## Problem
The data below should be restated word for word, with every picture omitted.

## Source material
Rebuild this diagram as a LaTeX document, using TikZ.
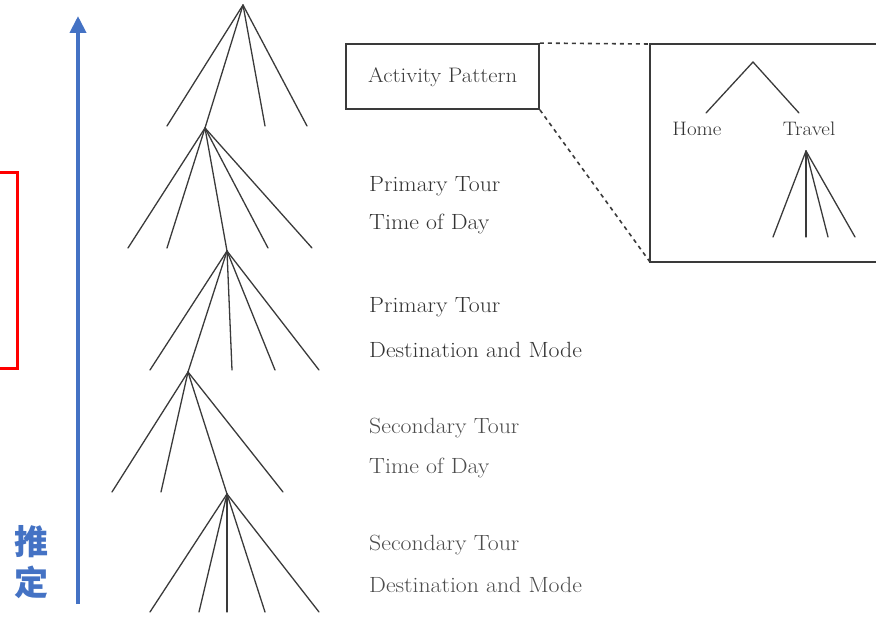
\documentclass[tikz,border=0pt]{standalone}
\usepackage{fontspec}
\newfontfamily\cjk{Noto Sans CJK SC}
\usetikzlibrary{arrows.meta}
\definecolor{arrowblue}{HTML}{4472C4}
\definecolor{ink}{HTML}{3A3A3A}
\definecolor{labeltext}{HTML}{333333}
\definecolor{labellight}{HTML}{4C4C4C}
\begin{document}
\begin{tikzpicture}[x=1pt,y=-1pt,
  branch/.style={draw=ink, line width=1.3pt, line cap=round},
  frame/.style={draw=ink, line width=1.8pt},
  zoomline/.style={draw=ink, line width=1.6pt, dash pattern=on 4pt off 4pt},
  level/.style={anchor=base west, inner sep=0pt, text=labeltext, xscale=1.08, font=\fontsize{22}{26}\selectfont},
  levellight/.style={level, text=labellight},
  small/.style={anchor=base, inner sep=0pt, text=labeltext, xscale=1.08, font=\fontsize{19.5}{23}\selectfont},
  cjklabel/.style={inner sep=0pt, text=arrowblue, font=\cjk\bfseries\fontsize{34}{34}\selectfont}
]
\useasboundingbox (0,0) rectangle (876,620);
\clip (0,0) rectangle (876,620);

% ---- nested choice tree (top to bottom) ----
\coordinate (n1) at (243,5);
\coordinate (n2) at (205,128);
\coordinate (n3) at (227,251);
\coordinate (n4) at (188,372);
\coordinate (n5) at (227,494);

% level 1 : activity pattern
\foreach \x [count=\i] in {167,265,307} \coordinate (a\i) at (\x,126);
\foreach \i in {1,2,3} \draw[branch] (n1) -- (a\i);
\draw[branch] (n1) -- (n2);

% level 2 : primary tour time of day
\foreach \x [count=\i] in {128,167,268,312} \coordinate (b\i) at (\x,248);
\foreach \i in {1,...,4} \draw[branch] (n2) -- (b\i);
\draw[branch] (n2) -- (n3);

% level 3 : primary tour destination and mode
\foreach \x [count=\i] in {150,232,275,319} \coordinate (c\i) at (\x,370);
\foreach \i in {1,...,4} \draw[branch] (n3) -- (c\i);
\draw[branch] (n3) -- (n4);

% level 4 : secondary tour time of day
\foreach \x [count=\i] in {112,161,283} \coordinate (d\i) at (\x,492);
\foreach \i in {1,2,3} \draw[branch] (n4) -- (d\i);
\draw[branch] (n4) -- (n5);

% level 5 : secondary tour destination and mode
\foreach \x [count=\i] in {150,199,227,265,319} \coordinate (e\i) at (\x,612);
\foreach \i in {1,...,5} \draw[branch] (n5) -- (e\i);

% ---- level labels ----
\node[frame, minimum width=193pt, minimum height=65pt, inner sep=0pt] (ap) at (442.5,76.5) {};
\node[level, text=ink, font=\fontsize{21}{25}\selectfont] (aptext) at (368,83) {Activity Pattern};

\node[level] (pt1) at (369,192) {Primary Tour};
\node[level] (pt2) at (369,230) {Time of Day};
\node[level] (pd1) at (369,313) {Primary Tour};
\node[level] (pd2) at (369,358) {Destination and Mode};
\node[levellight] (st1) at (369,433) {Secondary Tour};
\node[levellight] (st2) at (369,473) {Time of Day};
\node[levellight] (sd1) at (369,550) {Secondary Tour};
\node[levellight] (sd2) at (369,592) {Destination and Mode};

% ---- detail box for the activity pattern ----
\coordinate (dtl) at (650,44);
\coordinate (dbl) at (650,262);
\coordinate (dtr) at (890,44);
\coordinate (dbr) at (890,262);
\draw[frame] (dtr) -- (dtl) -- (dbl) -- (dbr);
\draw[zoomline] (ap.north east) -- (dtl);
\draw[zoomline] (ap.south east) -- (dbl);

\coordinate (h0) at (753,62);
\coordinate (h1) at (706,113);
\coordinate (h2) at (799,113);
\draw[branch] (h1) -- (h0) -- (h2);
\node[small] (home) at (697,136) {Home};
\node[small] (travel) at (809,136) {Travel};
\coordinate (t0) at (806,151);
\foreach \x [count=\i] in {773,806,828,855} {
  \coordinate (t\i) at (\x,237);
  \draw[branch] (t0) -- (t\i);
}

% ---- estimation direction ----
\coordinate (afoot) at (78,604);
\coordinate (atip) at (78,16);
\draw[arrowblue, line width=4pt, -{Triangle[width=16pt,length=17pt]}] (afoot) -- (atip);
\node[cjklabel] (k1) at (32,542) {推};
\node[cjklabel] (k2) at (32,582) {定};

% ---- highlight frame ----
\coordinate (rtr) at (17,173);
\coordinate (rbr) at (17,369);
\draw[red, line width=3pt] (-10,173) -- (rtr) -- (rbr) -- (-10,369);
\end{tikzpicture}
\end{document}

## Expected output
Rebuild this diagram as a LaTeX document, using TikZ.
\documentclass[tikz,border=0pt]{standalone}
\usepackage{fontspec}
\newfontfamily\cjk{Noto Sans CJK SC}
\usetikzlibrary{arrows.meta}
\definecolor{arrowblue}{HTML}{4472C4}
\definecolor{ink}{HTML}{3A3A3A}
\definecolor{labeltext}{HTML}{333333}
\definecolor{labellight}{HTML}{4C4C4C}
\begin{document}
\begin{tikzpicture}[x=1pt,y=-1pt,
  branch/.style={draw=ink, line width=1.3pt, line cap=round},
  frame/.style={draw=ink, line width=1.8pt},
  zoomline/.style={draw=ink, line width=1.6pt, dash pattern=on 4pt off 4pt},
  level/.style={anchor=base west, inner sep=0pt, text=labeltext, xscale=1.08, font=\fontsize{22}{26}\selectfont},
  levellight/.style={level, text=labellight},
  small/.style={anchor=base, inner sep=0pt, text=labeltext, xscale=1.08, font=\fontsize{19.5}{23}\selectfont},
  cjklabel/.style={inner sep=0pt, text=arrowblue, font=\cjk\bfseries\fontsize{34}{34}\selectfont}
]
\useasboundingbox (0,0) rectangle (876,620);
\clip (0,0) rectangle (876,620);

% ---- nested choice tree (top to bottom) ----
\coordinate (n1) at (243,5);
\coordinate (n2) at (205,128);
\coordinate (n3) at (227,251);
\coordinate (n4) at (188,372);
\coordinate (n5) at (227,494);

% level 1 : activity pattern
\foreach \x [count=\i] in {167,265,307} \coordinate (a\i) at (\x,126);
\foreach \i in {1,2,3} \draw[branch] (n1) -- (a\i);
\draw[branch] (n1) -- (n2);

% level 2 : primary tour time of day
\foreach \x [count=\i] in {128,167,268,312} \coordinate (b\i) at (\x,248);
\foreach \i in {1,...,4} \draw[branch] (n2) -- (b\i);
\draw[branch] (n2) -- (n3);

% level 3 : primary tour destination and mode
\foreach \x [count=\i] in {150,232,275,319} \coordinate (c\i) at (\x,370);
\foreach \i in {1,...,4} \draw[branch] (n3) -- (c\i);
\draw[branch] (n3) -- (n4);

% level 4 : secondary tour time of day
\foreach \x [count=\i] in {112,161,283} \coordinate (d\i) at (\x,492);
\foreach \i in {1,2,3} \draw[branch] (n4) -- (d\i);
\draw[branch] (n4) -- (n5);

% level 5 : secondary tour destination and mode
\foreach \x [count=\i] in {150,199,227,265,319} \coordinate (e\i) at (\x,612);
\foreach \i in {1,...,5} \draw[branch] (n5) -- (e\i);

% ---- level labels ----
\node[frame, minimum width=193pt, minimum height=65pt, inner sep=0pt] (ap) at (442.5,76.5) {};
\node[level, text=ink, font=\fontsize{21}{25}\selectfont] (aptext) at (368,83) {Activity Pattern};

\node[level] (pt1) at (369,192) {Primary Tour};
\node[level] (pt2) at (369,230) {Time of Day};
\node[level] (pd1) at (369,313) {Primary Tour};
\node[level] (pd2) at (369,358) {Destination and Mode};
\node[levellight] (st1) at (369,433) {Secondary Tour};
\node[levellight] (st2) at (369,473) {Time of Day};
\node[levellight] (sd1) at (369,550) {Secondary Tour};
\node[levellight] (sd2) at (369,592) {Destination and Mode};

% ---- detail box for the activity pattern ----
\coordinate (dtl) at (650,44);
\coordinate (dbl) at (650,262);
\coordinate (dtr) at (890,44);
\coordinate (dbr) at (890,262);
\draw[frame] (dtr) -- (dtl) -- (dbl) -- (dbr);
\draw[zoomline] (ap.north east) -- (dtl);
\draw[zoomline] (ap.south east) -- (dbl);

\coordinate (h0) at (753,62);
\coordinate (h1) at (706,113);
\coordinate (h2) at (799,113);
\draw[branch] (h1) -- (h0) -- (h2);
\node[small] (home) at (697,136) {Home};
\node[small] (travel) at (809,136) {Travel};
\coordinate (t0) at (806,151);
\foreach \x [count=\i] in {773,806,828,855} {
  \coordinate (t\i) at (\x,237);
  \draw[branch] (t0) -- (t\i);
}

% ---- estimation direction ----
\coordinate (afoot) at (78,604);
\coordinate (atip) at (78,16);
\draw[arrowblue, line width=4pt, -{Triangle[width=16pt,length=17pt]}] (afoot) -- (atip);
\node[cjklabel] (k1) at (32,542) {推};
\node[cjklabel] (k2) at (32,582) {定};

% ---- highlight frame ----
\coordinate (rtr) at (17,173);
\coordinate (rbr) at (17,369);
\draw[red, line width=3pt] (-10,173) -- (rtr) -- (rbr) -- (-10,369);
\end{tikzpicture}
\end{document}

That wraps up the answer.